As production began, the old Ross Airfield in Arcadia, California, which was turned into a movie lot during a heatwave in 1930, was converted into the Antarctic film set, complete with "artificial snow, fake ice mounds and painted backdrop attached to the back side of the dilapidated Army barracks." With principal photography slated for September, dry ice in metal containers stuffed in actor's mouths sufficed for the usual Arctic breath. In a 1972 interview director Frank Capra, on TV's "Dick Cavett Show", Capra recalled a horrible accident on set. Capra asked actors to use dry ice encased in small cages in the mouth, to simulate foggy breath in the scene. Because the small cages were cumbersome in the mouth, a frustrated Hobart Bosworth removed the ice and popped it directly into his mouth for the scene. Soon, Bosworth was rushed to hospital with ice burns in his mouth, resulting in removal of some teeth, jaw bone, and tissue.

===Aviation aspects===
This film is historically important to aviation buffs.
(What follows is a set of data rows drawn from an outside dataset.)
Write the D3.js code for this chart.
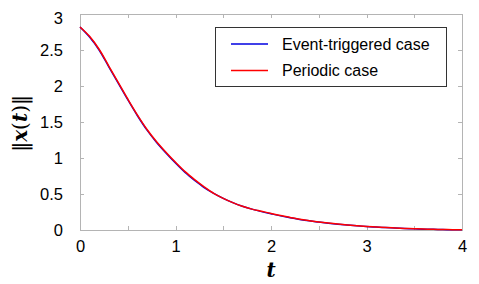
<!doctype html>
<html>
  <head>
    <title>Norm of state</title>
    <style>
      body { margin: 0; background: #fff; }
      text { font-family: 'Liberation Sans', Arial, sans-serif; }
    </style>
  </head>
  <body>
    <svg width='479' height='284'></svg>

  <script src='https://d3js.org/d3.v7.min.js'></script>
  <script>
// Time samples and the two trajectories.
var times = [0, 0.1, 0.2, 0.3, 0.4, 0.5, 0.6, 0.7, 0.8, 0.9, 1.0,
  1.1, 1.2, 1.3, 1.4, 1.5, 1.6, 1.7, 1.8, 1.9, 2.0,
  2.1, 2.2, 2.3, 2.4, 2.5, 2.6, 2.7, 2.8, 2.9, 3.0,
  3.1, 3.2, 3.3, 3.4, 3.5, 3.6, 3.7, 3.8, 3.9, 4.0];
var periodic = [2.82, 2.69, 2.51, 2.28, 2.05, 1.82, 1.60, 1.40, 1.23, 1.08, 0.94,
  0.81, 0.70, 0.60, 0.51, 0.44, 0.38, 0.33, 0.29, 0.26, 0.23,
  0.20, 0.175, 0.15, 0.13, 0.112, 0.096, 0.082, 0.07, 0.06, 0.05,
  0.042, 0.035, 0.028, 0.022, 0.017, 0.013, 0.01, 0.007, 0.004, 0.002];
var eventTriggered = [2.82, 2.68, 2.50, 2.27, 2.04, 1.81, 1.59, 1.39, 1.22, 1.07, 0.93,
  0.80, 0.69, 0.59, 0.51, 0.44, 0.38, 0.33, 0.29, 0.255, 0.225,
  0.196, 0.17, 0.147, 0.127, 0.11, 0.094, 0.08, 0.068, 0.058, 0.048,
  0.04, 0.033, 0.027, 0.021, 0.016, 0.012, 0.009, 0.006, 0.004, 0.002];
var xTicks = [0, 1, 2, 3, 4];
var yTicks = [0, 0.5, 1, 1.5, 2, 2.5, 3];
var seriesNames = ['Event-triggered case', 'Periodic case'];
var seriesColors = ['#0000e0', '#ff0000'];

var svg = d3.select('svg'),
  margin = {left: 80, right: 17, top: 14, bottom: 54},
  width = +svg.attr('width') - margin.left - margin.right,
  height = +svg.attr('height') - margin.top - margin.bottom;

var x = d3.scaleLinear().domain([0, 4]).range([margin.left, margin.left + width]);
var y = d3.scaleLinear().domain([0, 3]).range([margin.top + height, margin.top]);

var grey = '#b4b4b4';

// Frame
svg.append('rect')
  .attr('x', x(0)).attr('y', y(3))
  .attr('width', width).attr('height', height)
  .attr('fill', 'none').attr('stroke', grey).attr('stroke-width', 1)
  .attr('shape-rendering', 'crispEdges');

// Inward ticks on all four sides, minor ticks at halves on the x axis
var xMinor = d3.range(0, 4.01, 0.5);
function styleAxis(g) {
  g.select('.domain').remove();
  g.selectAll('line').attr('stroke', grey).attr('shape-rendering', 'crispEdges');
  g.selectAll('text').attr('fill', '#000').style('font-size', '16.5px');
}
svg.append('g').attr('transform', 'translate(0,' + y(0) + ')')
  .call(d3.axisBottom(x).tickValues(xMinor).tickSizeInner(-4).tickSizeOuter(0)
    .tickFormat(function(d) { return xTicks.indexOf(d) >= 0 ? d : ''; }).tickPadding(10))
  .call(styleAxis);
svg.append('g').attr('transform', 'translate(0,' + y(3) + ')')
  .call(d3.axisTop(x).tickValues(xMinor).tickSizeInner(-4).tickSizeOuter(0).tickFormat(''))
  .call(styleAxis);
svg.append('g').attr('transform', 'translate(' + x(0) + ',0)')
  .call(d3.axisLeft(y).tickValues(yTicks).tickSizeInner(-4).tickSizeOuter(0)
    .tickFormat(d3.format('')).tickPadding(17))
  .call(styleAxis)
  .selectAll('.tick text')
  .attr('dy', function(d) { return d === 3 ? '0.55em' : '0.32em'; });
svg.append('g').attr('transform', 'translate(' + x(4) + ',0)')
  .call(d3.axisRight(y).tickValues(yTicks).tickSizeInner(-4).tickSizeOuter(0).tickFormat(''))
  .call(styleAxis);

// Curves
var line = d3.line()
  .x(function(d, i) { return x(times[i]); })
  .y(function(d) { return y(d); })
  .curve(d3.curveCatmullRom);
[eventTriggered, periodic].forEach(function(vals, k) {
  svg.append('path')
    .attr('d', line(vals))
    .attr('fill', 'none')
    .attr('stroke', seriesColors[k])
    .attr('stroke-width', 1.5);
});

// Axis labels
svg.append('text')
  .attr('x', x(2)).attr('y', 277)
  .attr('text-anchor', 'middle')
  .style('font-family', "'DejaVu Serif', serif")
  .style('font-style', 'italic').style('font-weight', 'bold')
  .style('font-size', '20px')
  .text('t');

var ylab = svg.append('text')
  .attr('transform', 'translate(27,' + y(1.48) + ') rotate(-90)')
  .attr('text-anchor', 'middle')
  .style('font-family', "'DejaVu Serif', serif")
  .style('font-size', '20px');
ylab.append('tspan').text('\u2016');
ylab.append('tspan').style('font-style', 'italic').style('font-weight', 'bold').text('x');
ylab.append('tspan').text('(');
ylab.append('tspan').style('font-style', 'italic').style('font-weight', 'bold').text('t');
ylab.append('tspan').text(')\u2016');

// Legend
var legend = svg.append('g');
legend.append('rect')
  .attr('x', 215.5).attr('y', 27.5).attr('width', 231).attr('height', 59)
  .attr('fill', '#fff').attr('stroke', '#333').attr('stroke-width', 1);
seriesNames.forEach(function(name, k) {
  var ly = 44 + k * 26.5;
  legend.append('line')
    .attr('x1', 231).attr('x2', 268).attr('y1', ly).attr('y2', ly)
    .attr('stroke', seriesColors[k]).attr('stroke-width', 1.3);
  legend.append('text')
    .attr('x', 282).attr('y', ly + 5.5)
    .style('font-size', '16px')
    .text(name);
});
  </script>
  </body>
</html>
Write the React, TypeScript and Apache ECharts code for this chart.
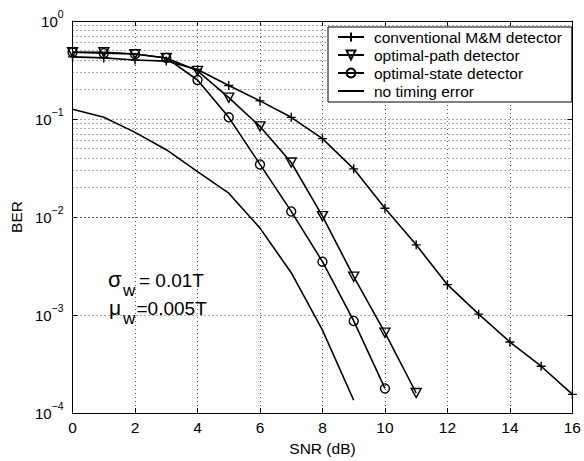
import React, { useEffect, useRef } from "react";
import * as echarts from "echarts";

const snr = [0, 1, 2, 3, 4, 5, 6, 7, 8, 9, 10, 11, 12, 13, 14, 15, 16];
const conventional = [0.43, 0.42, 0.4, 0.39, 0.32, 0.22, 0.153, 0.104, 0.063, 0.031, 0.0123, 0.0052, 0.00204, 0.00102, 0.00053, 0.0003, 0.000155];
const optimalPath = [0.48, 0.48, 0.46, 0.42, 0.31, 0.165, 0.084, 0.036, 0.0102, 0.00246, 0.00066, 0.00016];
const optimalState = [0.48, 0.47, 0.46, 0.42, 0.25, 0.104, 0.0344, 0.0114, 0.0035, 0.00087, 0.000178];
const noTimingX = [0, 1, 2, 3, 4, 5, 6, 7, 8, 9];
const noTiming = [0.126, 0.104, 0.073, 0.0486, 0.029, 0.0175, 0.0077, 0.0027, 0.0007, 0.000135];
const minorGrid = [2, 3, 4, 5, 6, 7, 8, 9].flatMap((m) => [1e-4, 1e-3, 1e-2, 1e-1].map((d) => m * d));
const names = ["conventional M&M detector", "optimal-path detector", "optimal-state detector", "no timing error"];

const FONT = "Liberation Sans";
const GRID_COLOR = "#555";

export default function App() {
  const ref = useRef<HTMLDivElement>(null);
  useEffect(() => {
    if (!ref.current) return;
    const chart = echarts.init(ref.current, null, { renderer: "svg" });
    const pair = (xs: number[], ys: number[]) => ys.map((y, i) => [xs[i], y]);
    const symStyle = { color: "rgba(0,0,0,0)", borderColor: "#000", borderWidth: 1.4 };
    const lineStyle = { color: "#000", width: 1.6 };
    const txt = (text: string, x: number, y: number, size: number) => ({
      type: "text",
      x,
      y,
      style: { text, fontFamily: FONT, fontSize: size, fill: "#000", verticalAlign: "middle", align: "left" },
    });
    chart.setOption({
      animation: false,
      backgroundColor: "#fff",
      textStyle: { fontFamily: FONT },
      grid: { left: 70, top: 21, right: 8, bottom: 44, containLabel: false },
      legend: {
        data: names,
        orient: "vertical",
        left: 328,
        top: 27,
        padding: [2, 10, 3, 9],
        itemWidth: 26,
        itemHeight: 11,
        itemGap: 2,
        backgroundColor: "#fff",
        borderColor: "#000",
        borderWidth: 1,
        borderRadius: 0,
        textStyle: { fontFamily: FONT, fontSize: 15.5, color: "#000", padding: [0, 0, 0, 5] },
      },
      xAxis: [
        {
          type: "value",
          min: 0,
          max: 16,
          interval: 2,
          name: "SNR (dB)",
          nameLocation: "middle",
          nameGap: 27,
          nameTextStyle: { fontFamily: FONT, fontSize: 15.5, color: "#000" },
          axisLine: { show: true, onZero: false, lineStyle: { color: "#000", width: 1 } },
          axisTick: { show: true, inside: true, length: 5, lineStyle: { color: "#000" } },
          axisLabel: { fontFamily: FONT, fontSize: 15.5, color: "#000", margin: 6 },
          splitLine: { show: true, lineStyle: { color: GRID_COLOR, type: [1, 3], width: 1 } },
        },
        {
          type: "value",
          position: "top",
          min: 0,
          max: 16,
          interval: 2,
          axisLine: { show: true, onZero: false, lineStyle: { color: "#000", width: 1 } },
          axisTick: { show: true, inside: true, length: 5, lineStyle: { color: "#000" } },
          axisLabel: { show: false },
          splitLine: { show: false },
        },
      ],
      yAxis: [
        {
          type: "log",
          logBase: 10,
          min: 1e-4,
          max: 1,
          name: "BER",
          nameLocation: "middle",
          nameGap: 47,
          nameTextStyle: { fontFamily: FONT, fontSize: 15.5, color: "#000" },
          axisLine: { show: true, onZero: false, lineStyle: { color: "#000", width: 1 } },
          axisTick: { show: true, inside: true, length: 5, lineStyle: { color: "#000" } },
          axisLabel: {
            margin: 9,
            formatter: (v: number) => {
              const e = Math.round(Math.log10(v));
              return `{b|10}{s|${e === 0 ? "0" : "−" + Math.abs(e)}}`;
            },
            rich: {
              b: { fontFamily: FONT, fontSize: 15, color: "#000", lineHeight: 26 },
              s: { fontFamily: FONT, fontSize: 10.5, color: "#000", lineHeight: 10, verticalAlign: "top" },
            },
          },
          splitLine: { show: true, lineStyle: { color: GRID_COLOR, type: [1, 3], width: 1 } },
        },
        {
          type: "log",
          logBase: 10,
          min: 1e-4,
          max: 1,
          position: "right",
          axisLine: { show: true, onZero: false, lineStyle: { color: "#000", width: 1 } },
          axisTick: { show: true, inside: true, length: 5, lineStyle: { color: "#000" } },
          axisLabel: { show: false },
          splitLine: { show: false },
        },
      ],
      series: [
        {
          name: names[0],
          type: "line",
          data: pair(snr, conventional),
          symbol: "path://M5,0 L5,10 M0,5 L10,5",
          symbolSize: 9,
          itemStyle: symStyle,
          lineStyle,
          z: 5,
        },
        {
          name: names[1],
          type: "line",
          data: pair(snr, optimalPath),
          symbol: "path://M0,0 L10,0 L5,9 Z",
          symbolSize: [10, 9],
          itemStyle: symStyle,
          lineStyle,
          z: 5,
        },
        {
          name: names[2],
          type: "line",
          data: pair(snr, optimalState),
          symbol: "circle",
          symbolSize: 9,
          itemStyle: symStyle,
          lineStyle,
          z: 5,
        },
        {
          name: names[3],
          type: "line",
          data: pair(noTimingX, noTiming),
          symbol: "none",
          itemStyle: { color: "rgba(0,0,0,0)", borderWidth: 0 },
          lineStyle,
          z: 5,
          markLine: {
            silent: true,
            symbol: "none",
            label: { show: false },
            lineStyle: { color: GRID_COLOR, type: [1, 3], width: 1 },
            z: 1,
            data: minorGrid.map((v) => ({ yAxis: v })),
          },
        },
      ],
      graphic: [
        txt("σ", 108, 279, 22),
        txt("w", 123, 290.5, 17),
        txt("= 0.01T", 139, 280, 19),
        txt("μ", 109, 307, 21),
        txt("w", 123, 318.5, 17),
        txt("=0.005T", 136.5, 308.5, 19),
      ],
    });
    return () => chart.dispose();
  }, []);
  return <div ref={ref} style={{ width: 584, height: 461, position: "absolute", left: 0, top: 0 }} />;
}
A mid-air docking and recovery of a fighter aircraft with a dirigible is shown. The crash of an airship during a storm is accurately depicted. The aircraft carrier USS Lexington, with her 8-inch guns, can be spotted in the background during the takeoff of an aircraft. After being sunk at sea in 1942, she was replaced with the Essex-class Lexington (CVS-16) and would later call Pensacola Naval Air Station her home port in 1962, replacing the previous USS Antietam as the resident flight school student pilot trainer craft, before being decommissioned in 1991 and retired as one of several floating museum ships, in the harbor of Corpus Christi, Texas.

The aerial cinematography was coordinated by Elmer Dyer.

==Reception==
Dirigible was Capra's and Columbia's first film to be given prominence with a premiere at Grauman's Chinese Theatre, but despite high hopes, the film received lukewarm reviews. Variety called it "unconvincing." A more recent review noted its "odd mix of romantic cliches, nascent disaster elements, and adventurism .... It works, partly because Capra intermingles so much documentary-styled footage of the airship and Antarctic expedition."